EDITORIAL

Road hazard

Toyota Motor Corp. is paying dearly for its shameful conduct

3/24/2014
 In this  2010  photo released by the Utah Highway Patrol, a Toyota Camry is shown after it crashed as it exited I- 80 in Wendover, Utah. Police suspect problems with the Camry's accelerator or floor mat caused the crash that left two people dead and two others injured.
In this 2010 photo released by the Utah Highway Patrol, a Toyota Camry is shown after it crashed as it exited I- 80 in Wendover, Utah. Police suspect problems with the Camry's accelerator or floor mat caused the crash that left two people dead and two others injured.

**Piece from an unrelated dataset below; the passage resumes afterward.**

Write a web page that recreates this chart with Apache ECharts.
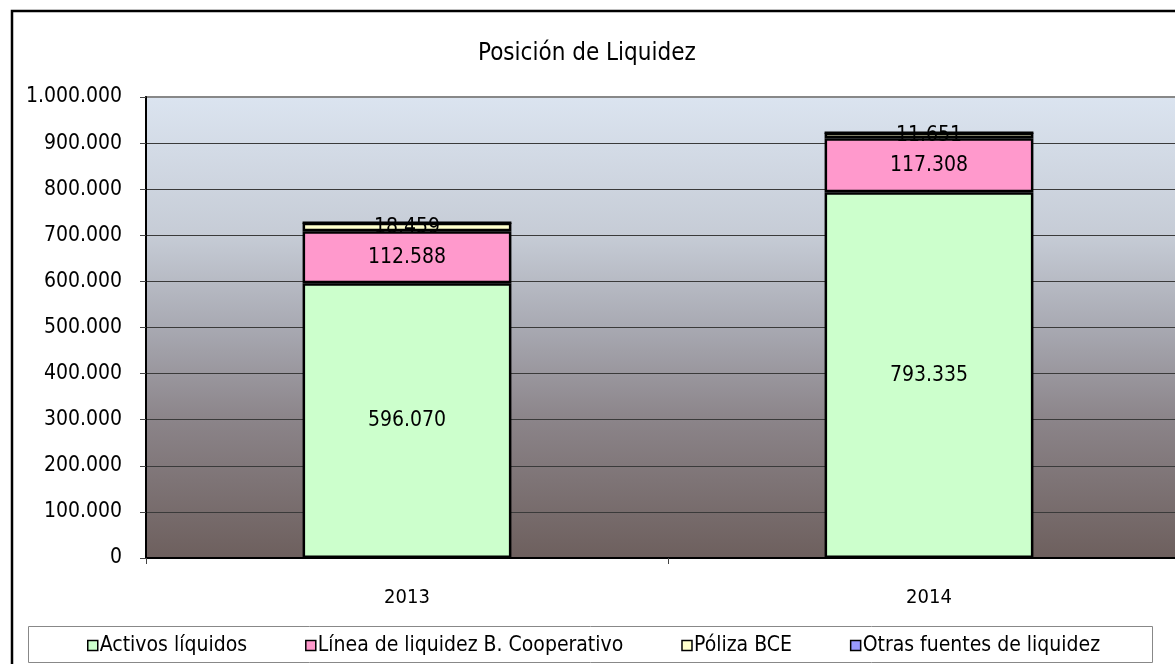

Toyota Motor Corp. is paying dearly for its shameful conduct in handling dangerous defects in millions of vehicles. Now it must demonstrate that it has learned from its misdeeds.

The $1.2 billion that Toyota will pay to settle a federal investigation is the largest criminal penalty for an automaker in the United States, and that’s on top of more than $1 billion it agreed to pay in 2012 to resolve hundreds of claims from owners. Beyond that, the Japanese manufacturer paid more than $66 million in fines because it did not report acceleration problems when it first learned of them.

Toyota for too long had insisted the problems were the result of driver error or poor maintainance, delaying the design changes necessary to prevent sudden, unintended acceleration.

The automaker, which expects record net income of $18.7 billion for the fiscal year ending March 31, can well afford the penalties and settlements.

The damage to its brand may be incalculable, and deservedly so. As U.S. Attorney General Eric Holder, Jr., said when announcing the criminal settlement, which mandates continued corporate cooperation with authorities, Toyota ignored safety laws and “protected its brand ahead of its own consumers.”

There’s a lesson in that for other manufacturers and, more generally, any firm that makes consumer goods: Put the customer first.